Le premier fabricant canadien d'horloges inscrit aux annales est le Canada Clock Co. de Whitby, en Ontario. La compagnie commence sa production en 1872, déménage à Hamilton (Ontario) et continue à fabriquer des horloges sous le nom de Hamilton Clock Company jusqu'en 1880. Suite à un changement de direction, elle reprend le nom de Canada Clock Company, mais fait faillite en 1884. La compagnie la plus grande et la plus prospère dans ce domaine est celle d'Arthur Pequegnat. Elle ouvre ses portes en 1904 à Berlin (aujourd'hui Kitchener), en Ontario. Les horloges de Pequegnat possèdent un mouvement simple, monté dans différents modèles d'horloges et de pendules, des plus petits aux plus grands, baptisés pour des raisons de marketing du nom de villes canadiennes ou des personnages royaux. Il les vend partout au Canada avant de fermer ses portes en 1941. Les horloges de Pequegnat sont très prisées par les collectionneurs. Le MUSÉE NATIONAL DES SCIENCES ET DE LA TECHNOLOGIE à Ottawa en possède une collection presque complète.
En 1890, Henry Playtner de Preston en Ontario (né Ploethner de parents Allemands) et Edward Beeton, qui ne participe que pendant deux mois au projet, fondent le Canadian Horological Institute à Toronto. D'excellents artisans étudient à cette école supérieure d'horlogerie et de réparation offrant des programmes allant jusqu'à deux ans. Le plus haut niveau académique y est le A1. Les autres niveaux sont le A et le « perfectionnement » composé d'étudiants expérimentés dans le domaine qui complètent une formation de six à douze mois ou d'étudiants libres. Le livre de Playtner, Canadian Horological Institute (1904), trace un tableau très intéressant des débuts d'un apprenti.

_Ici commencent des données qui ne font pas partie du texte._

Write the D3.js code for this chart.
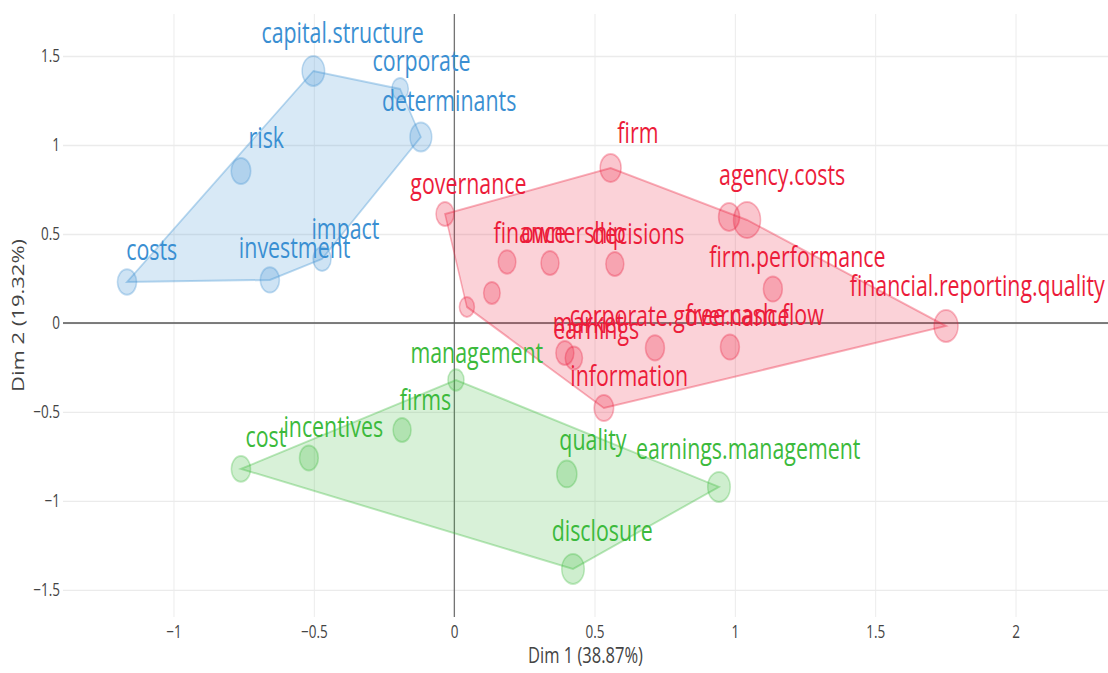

L'institut offre des cours jusqu'en 1913. Peu après Playtner s'installe dans l'Ohio et fonde l'Elgin Watchmakers' College. De temps à autre, il est possible de dénicher de véritables chefs-d'œuvre fabriqués par l'un des quatorze diplômés du plus haut niveau (le niveau trois) du Canadian Horological Institute. Il s'agit de pièces uniques qui reflètent une qualité d'artisanat hors pair.
Au XXe siècle, des Canadiens effectuent des avancées techniques notables en horlogerie. En 1927, alors qu'il travaille au laboratoire Bell Labs dans le New Jersey, Warren Marrison d'Inverary, en Ontario, invente un chronomètre basé sur les vibrations d'un cristal de quartz. Son horloge à quartz devient incontournable dans la chronométrie scientifique avant d'être diffusée sous forme de montres très populaires au Canada. En 1973, Bowmar Digital Products d'Ottawa adopte son expertise électronique pour fabriquer des montres à affichage numérique à prix modique pour le marché commercial. Aux États-Unis, la montre à affichage numérique Pulsar se vend à 2100 $ US, celle de Bowmar, dans son boîtier en or, se vend à 150 $. Comme pour les calculatrices électroniques, la production de masse à l'étranger de montres à affichage numérique à base de quartz fait rapidement baisser le coût de 90 %; en 1974, Bowmar vend ses modèles et sa technologie à une société américaine.
Le roman de T.C. HALIBURTON, The Clockmaker; or The Sayings and Doings of Sam Slick of Slickville, raconte les mésaventures, au Canada et aux États-Unis, d'un vendeur d'horloges itinérant plutôt louche. Le récit, même s'il relève de la fiction, décrit les aspects sociaux du marché de l'horlogerie au début du XIXe siècle. En effet, dans les campagnes canadiennes, la vente itinérante d'horloges était une pratique courante durant la première moitié du XIXe siècle.